= Dutch Fork =

The Dutch Fork is an area of central South Carolina that spans the counties of Lexington, Newberry, and Richland between the Saluda River and the Broad River. The two rivers fork together here to form the Congaree River. The area is named after the original German settlers of the area, with the word "Dutch" an Anglicization of the term deutsch (meaning "German" in the German language). Initial settlement of the area largely took place between 1730 and 1766, when the British authorities of the Province of South Carolina offered incentives to foreign Protestants to settle in what was then the colony's backcountry.

==The Dutch Fork today==
The use of a German dialect has not survived in the Dutch Fork as it has to this day in the Pennsylvania Dutch Country.

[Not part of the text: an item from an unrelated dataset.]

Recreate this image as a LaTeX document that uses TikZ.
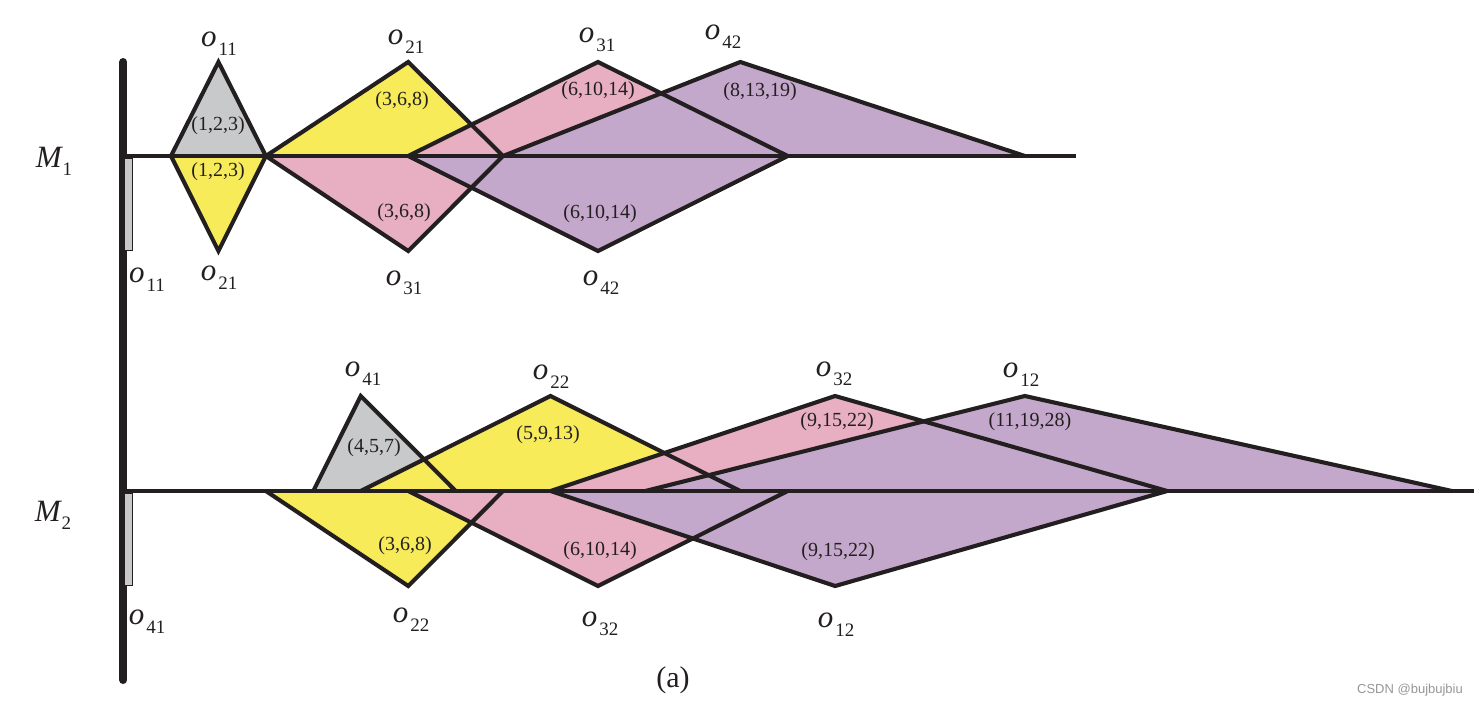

German heritage is preserved mainly in place-names and family names as well as in the presence of a number of Lutheran churches, some dating back to the 18th century. Newberry remains the only county in South Carolina with a Lutheran population of over 10%. The Dutch Fork Baptist Church was established in 1922. Dutch Fork High School, Dutch Fork Middle School, and Dutch Fork Elementary School are three of the nineteen schools in the Lexington and Richland County public school system's District Five, which covers much of the Lexington and Richland County portions of the Dutch Fork. The Dutch Square Center, a shopping mall, also preserves the old name. The Dutch Fork cultivar of the China rose (Rosa chinensis) was developed in the area. Since 2005, a monthly newspaper, The Dutch Fork Chronicle, has been published.